— Start —
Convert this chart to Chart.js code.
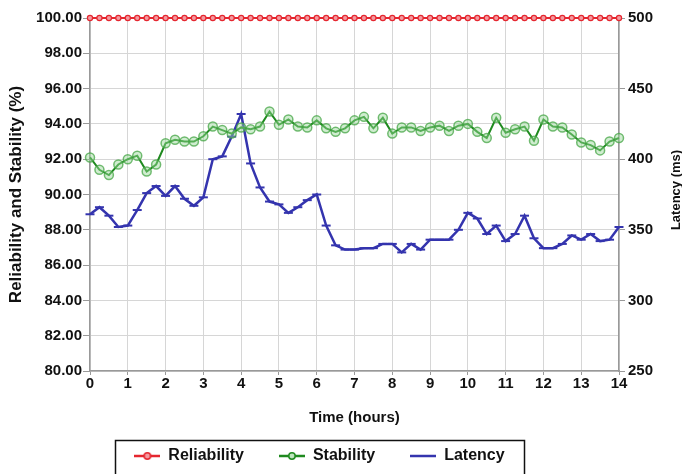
<!DOCTYPE html>
<html><head><meta charset="utf-8">
<script src="https://cdn.jsdelivr.net/npm/chart.js@4.4.0/dist/chart.umd.min.js"></script>
<style>html,body{margin:0;padding:0;background:#fff;overflow:hidden}</style>
</head><body>
<canvas id="c" width="682" height="474"></canvas>
<script>
const timeHours = [0,0.25,0.5,0.75,1,1.25,1.5,1.75,2,2.25,2.5,2.75,3,3.25,3.5,3.75,4,4.25,4.5,4.75,5,5.25,5.5,5.75,6,6.25,6.5,6.75,7,7.25,7.5,7.75,8,8.25,8.5,8.75,9,9.25,9.5,9.75,10,10.25,10.5,10.75,11,11.25,11.5,11.75,12,12.25,12.5,12.75,13,13.25,13.5,13.75,14];
const reliability = [100,100,100,100,100,100,100,100,100,100,100,100,100,100,100,100,100,100,100,100,100,100,100,100,100,100,100,100,100,100,100,100,100,100,100,100,100,100,100,100,100,100,100,100,100,100,100,100,100,100,100,100,100,100,100,100,100];
const stability = [92.1,91.4,91.1,91.7,92.0,92.2,91.3,91.7,92.9,93.1,93.0,93.0,93.3,93.85,93.65,93.45,93.8,93.7,93.85,94.7,93.95,94.25,93.85,93.8,94.2,93.75,93.55,93.75,94.2,94.4,93.75,94.35,93.45,93.8,93.8,93.6,93.8,93.9,93.6,93.9,94.0,93.55,93.2,94.35,93.5,93.7,93.85,93.05,94.25,93.85,93.8,93.4,92.95,92.8,92.5,93.0,93.2];
const latency = [361,366,360,352,353,364,376,381,374,381,372,367,373,400,402,416,432,397,380,370,368,362,366,371,375,353,339,336,336,337,337,340,340,334,340,336,343,343,343,350,362,358,347,353,342,347,360,344,337,337,340,346,343,347,342,343,352];
const xTickValues = [0,1,2,3,4,5,6,7,8,9,10,11,12,13,14];
const leftTickValues = [80,82,84,86,88,90,92,94,96,98,100];
const rightTickValues = [250,300,350,400,450,500];
const seriesNames = ['Reliability','Stability','Latency'];
const axisTitles = {x:'Time (hours)', left:'Reliability and Stability (%)', right:'Latency (ms)'};

const FONT = '"Liberation Sans", Arial, sans-serif';
const RED = '#e5262f', GREEN = '#1f8a1f', BLUE = '#3434ae';

function pts(vals){ return timeHours.map((t,i)=>({x:t,y:vals[i]})); }

function sample(color, marker, fill){
  const c = document.createElement('canvas'); c.width = 26; c.height = 12;
  const g = c.getContext('2d');
  g.strokeStyle = color; g.lineWidth = 2.5;
  g.beginPath(); g.moveTo(0,6); g.lineTo(26,6); g.stroke();
  if (marker){ g.lineWidth = 1.5; g.beginPath(); g.arc(13,6,3.2,0,Math.PI*2); g.fillStyle = fill; g.fill(); g.stroke(); }
  return c;
}
const samples = [sample(RED,true,'#f39aa0'), sample(GREEN,true,'#bfe6bf'), sample(BLUE,false)];

const fixTicks = vals => (scale)=>{ scale.ticks = vals.map(v=>({value:v})); };

const layoutPlugin = {
  id:'layoutFix',
  afterLayout(chart){
    const lg = chart.legend; const p = lg.options.labels.padding;
    lg.left = 60; lg.right = 579; lg.width = 519;
    lg.top = 456 - 8 - p; lg.bottom = lg.top + lg.height;
  },
  afterDraw(chart){
    const ctx = chart.ctx;
    ctx.save();
    ctx.strokeStyle = '#111'; ctx.lineWidth = 1.5;
    ctx.strokeRect(115.5, 440.5, 409, 40);
    ctx.translate(676, 190); ctx.rotate(-Math.PI/2);
    ctx.font = 'bold 13px ' + FONT; ctx.fillStyle = '#111';
    ctx.textAlign = 'center'; ctx.textBaseline = 'middle';
    ctx.fillText(axisTitles.right, 0, 0);
    ctx.restore();
  }
};

new Chart(document.getElementById('c'), {
  type:'line',
  data:{ datasets:[
    { label:seriesNames[0], data:pts(reliability), yAxisID:'y', borderColor:RED, borderWidth:2,
      pointRadius:2.6, pointBorderWidth:1.2, pointBorderColor:RED, pointBackgroundColor:'#f39aa0', clip:false, order:0 },
    { label:seriesNames[1], data:pts(stability), yAxisID:'y', borderColor:GREEN, borderWidth:2,
      pointRadius:4.5, pointBorderWidth:1.5, pointBorderColor:'rgba(70,165,70,0.75)', pointBackgroundColor:'rgba(150,215,150,0.45)', clip:false, order:1 },
    { label:seriesNames[2], data:pts(latency), yAxisID:'y2', borderColor:BLUE, borderWidth:2.5,
      pointStyle:'line', pointRadius:4.5, pointBorderWidth:2, pointBorderColor:BLUE, clip:false, order:2 }
  ]},
  options:{
    responsive:false, animation:false, devicePixelRatio:1,
    layout:{ padding:{ top:18, left:0, right:0, bottom:-18 } },
    plugins:{
      tooltip:{enabled:false},
      legend:{ position:'bottom', align:'center',
        labels:{ usePointStyle:true, pointStyleWidth:26, padding:35, color:'#111',
          font:{ family:FONT, size:16, weight:'bold' },
          generateLabels(chart){
            return chart.data.datasets.map((d,i)=>({ text:d.label, pointStyle:samples[i], fillStyle:d.borderColor,
              strokeStyle:d.borderColor, lineWidth:0, hidden:false, datasetIndex:i, fontColor:'#111' }));
          } } }
    },
    scales:{
      x:{ type:'linear', min:0, max:14,
        afterBuildTicks:fixTicks(xTickValues),
        afterFit(s){ s.height = 60; },
        grid:{ color:'#d6d6d6', lineWidth:1, tickLength:4, tickColor:'#999' },
        border:{ color:'#999', width:1.5 },
        ticks:{ padding:0, color:'#111', font:{family:FONT, size:15, weight:'bold'}, maxRotation:0, callback:v=>String(v) },
        title:{ display:true, text:axisTitles.x, color:'#111', padding:{top:4,bottom:4}, font:{family:FONT, size:15, weight:'bold'} }
      },
      y:{ position:'left', min:80, max:100,
        afterBuildTicks:fixTicks(leftTickValues),
        afterFit(s){ s.width = 90; },
        grid:{ color:'#d6d6d6', lineWidth:1, tickLength:7, tickColor:'#999' },
        border:{ color:'#999', width:1.5 },
        ticks:{ padding:1, color:'#111', font:{family:FONT, size:15, weight:'bold'}, callback:v=>Number(v).toFixed(2) },
        title:{ display:true, text:axisTitles.left, color:'#111', padding:{top:6,bottom:0}, font:{family:FONT, size:17, weight:'bold'} }
      },
      y2:{ position:'right', min:250, max:500,
        afterBuildTicks:fixTicks(rightTickValues),
        afterFit(s){ s.width = 63; },
        grid:{ drawOnChartArea:false, tickLength:6, tickColor:'#999' },
        border:{ color:'#999', width:1.5 },
        ticks:{ padding:3, color:'#111', font:{family:FONT, size:15, weight:'bold'}, callback:v=>String(v) }
      }
    }
  },
  plugins:[layoutPlugin]
});
</script>
</body></html>
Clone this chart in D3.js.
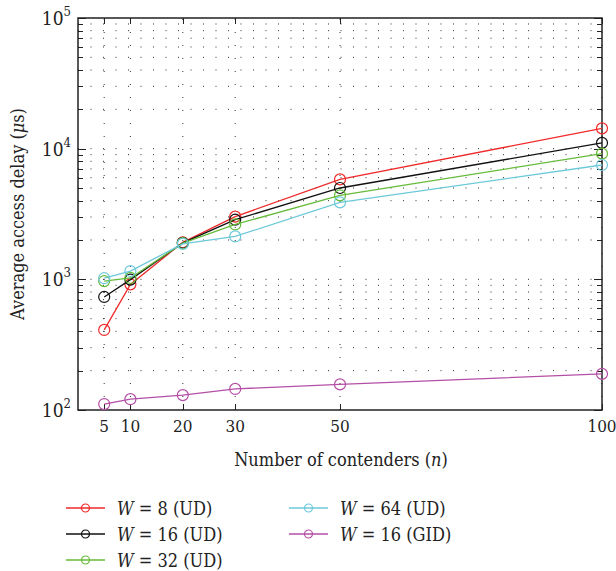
<!DOCTYPE html>
<html>
<head>
<meta charset="utf-8">
<script src="https://cdn.jsdelivr.net/npm/d3@7"></script>
<style>
  body { margin: 0; background: #fff; }
</style>
</head>
<body>
<div id="chart"></div>
<script>
// data
const contenders = [5, 10, 20, 30, 50, 100];
const xTickLabels = ["5", "10", "20", "30", "50", "100"];
const yExponents = [2, 3, 4, 5];

const w8ud = [410, 915, 1920, 3020, 5820, 14300];
const w16ud = [733, 995, 1900, 2860, 5000, 11070];
const w32ud = [970, 1025, 1890, 2630, 4390, 9160];
const w64ud = [1020, 1157, 1870, 2130, 3880, 7500];
const w16gid = [111, 121, 130, 145, 157, 189];

const seriesNames = ["8 (UD)", "16 (UD)", "32 (UD)", "64 (UD)", "16 (GID)"];
const seriesColors = ["#ee2a2a", "#111111", "#66bb3a", "#6cc9d9", "#b44fa6"];
const seriesValues = [w8ud, w16ud, w32ud, w64ud, w16gid];

const W = 616, H = 571;
const plot = { left: 78, right: 602, top: 18, bottom: 410 };

const svg = d3.select("#chart").append("svg")
  .attr("width", W).attr("height", H)
  .style("font-family", "'DejaVu Serif Condensed', 'DejaVu Serif', serif")
  .style("font-stretch", "condensed")
  .attr("fill", "#222");

const x = d3.scaleLinear().domain([0, 100]).range([plot.left, plot.right]);
const y = d3.scaleLog().domain([100, 100000]).range([plot.bottom, plot.top]);

// minor values 2..9 x 10^k
const minor = [];
for (let k = 2; k < 5; k++) for (let m = 2; m <= 9; m++) minor.push(m * Math.pow(10, k));
const major = yExponents.map(e => Math.pow(10, e));

// dotted grid
const grid = svg.append("g").attr("class", "grid");
grid.selectAll(".hg").data(minor.concat(major.slice(1, 3))).enter().append("line")
  .attr("x1", plot.left).attr("x2", plot.right)
  .attr("y1", d => y(d)).attr("y2", d => y(d))
  .style("stroke", "#333").style("stroke-width", 1)
  .style("stroke-dasharray", "1 11.5");
grid.selectAll(".vg").data(contenders).enter().append("line")
  .attr("x1", d => x(d)).attr("x2", d => x(d))
  .attr("y1", plot.bottom).attr("y2", plot.top)
  .style("stroke", "#333").style("stroke-width", 1)
  .style("stroke-dasharray", "1 12");

// ticks inside, on all sides
const ticks = svg.append("g").style("stroke", "#222").style("stroke-width", 1);
[plot.left, plot.right].forEach(edge => {
  const dir = edge === plot.left ? 1 : -1;
  ticks.selectAll(null).data(minor).enter().append("line")
    .attr("x1", edge).attr("x2", edge + dir * 5)
    .attr("y1", d => Math.round(y(d)) + 0.5).attr("y2", d => Math.round(y(d)) + 0.5);
  ticks.selectAll(null).data(major).enter().append("line")
    .attr("x1", edge).attr("x2", edge + dir * 8)
    .attr("y1", d => Math.round(y(d)) + 0.5).attr("y2", d => Math.round(y(d)) + 0.5);
});
[plot.bottom, plot.top].forEach(edge => {
  const dir = edge === plot.bottom ? -1 : 1;
  ticks.selectAll(null).data(contenders).enter().append("line")
    .attr("x1", d => Math.round(x(d)) + 0.5).attr("x2", d => Math.round(x(d)) + 0.5)
    .attr("y1", edge).attr("y2", edge + dir * 6);
});

// frame
svg.append("rect")
  .attr("x", plot.left).attr("y", plot.top)
  .attr("width", plot.right - plot.left).attr("height", plot.bottom - plot.top)
  .style("fill", "none").style("stroke", "#222").style("stroke-width", 1.5);

// x tick labels
svg.append("g").selectAll("text").data(contenders).enter().append("text")
  .attr("x", d => x(d)).attr("y", 432)
  .attr("text-anchor", "middle").attr("font-size", 17)
  .text((d, i) => xTickLabels[i]);

// y tick labels 10^k
const yl = svg.append("g").selectAll("text").data(yExponents).enter().append("text")
  .attr("x", 71).attr("y", d => y(Math.pow(10, d)) + 7)
  .attr("text-anchor", "end").attr("font-size", 19);
yl.append("tspan").text("10");
yl.append("tspan").attr("dy", -9).attr("font-size", 13).text(d => d);

// axis titles
svg.append("text")
  .attr("x", (plot.left + plot.right) / 2 + 1).attr("y", 466)
  .attr("text-anchor", "middle").attr("font-size", 18)
  .html('Number of contenders (<tspan font-style="italic">n</tspan>)');
svg.append("text")
  .attr("transform", `translate(24,${(plot.top + plot.bottom) / 2}) rotate(-90)`)
  .attr("text-anchor", "middle").attr("font-size", 18)
  .html('Average access delay (<tspan font-style="italic">μ</tspan>s)');

// series
const line = d3.line().x((d, i) => x(contenders[i])).y(d => y(d));
const series = svg.append("g").selectAll("g").data(seriesValues).enter().append("g");
series.append("path")
  .attr("d", d => line(d))
  .style("fill", "none").style("stroke-width", 1.3)
  .style("stroke", (d, i) => seriesColors[i]);
series.each(function(vals, i) {
  d3.select(this).selectAll("circle").data(vals).enter().append("circle")
    .attr("cx", (d, j) => x(contenders[j])).attr("cy", d => y(d)).attr("r", 5.5)
    .style("fill", "none").style("stroke-width", 1.2)
    .style("stroke", seriesColors[i]);
});

// legend
const legendPos = [[66, 508], [66, 534], [66, 560], [289, 508], [289, 534]];
const legend = svg.append("g").selectAll("g").data(seriesNames).enter().append("g")
  .attr("transform", (d, i) => `translate(${legendPos[i][0]},${legendPos[i][1]})`);
legend.append("line")
  .attr("x1", 0).attr("x2", 39).attr("y1", 0).attr("y2", 0)
  .style("stroke-width", 1.3).style("stroke", (d, i) => seriesColors[i]);
legend.append("circle")
  .attr("cx", 19.5).attr("cy", 0).attr("r", 4)
  .style("fill", "none").style("stroke-width", 1.2)
  .style("stroke", (d, i) => seriesColors[i]);
legend.append("text")
  .attr("x", 51).attr("y", 7).attr("font-size", 18)
  .html(d => `<tspan font-style="italic">W</tspan> = ${d}`);
</script>
</body>
</html>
— End —
* WHAT YOU NEED TO DO *
Out of the records, collect only those lines that contain the string "this".

* TASK RESULT *
Convert this chart to Chart.js code.
Clone this chart in D3.js.
  d3.select(this).selectAll("circle").data(vals).enter().append("circle")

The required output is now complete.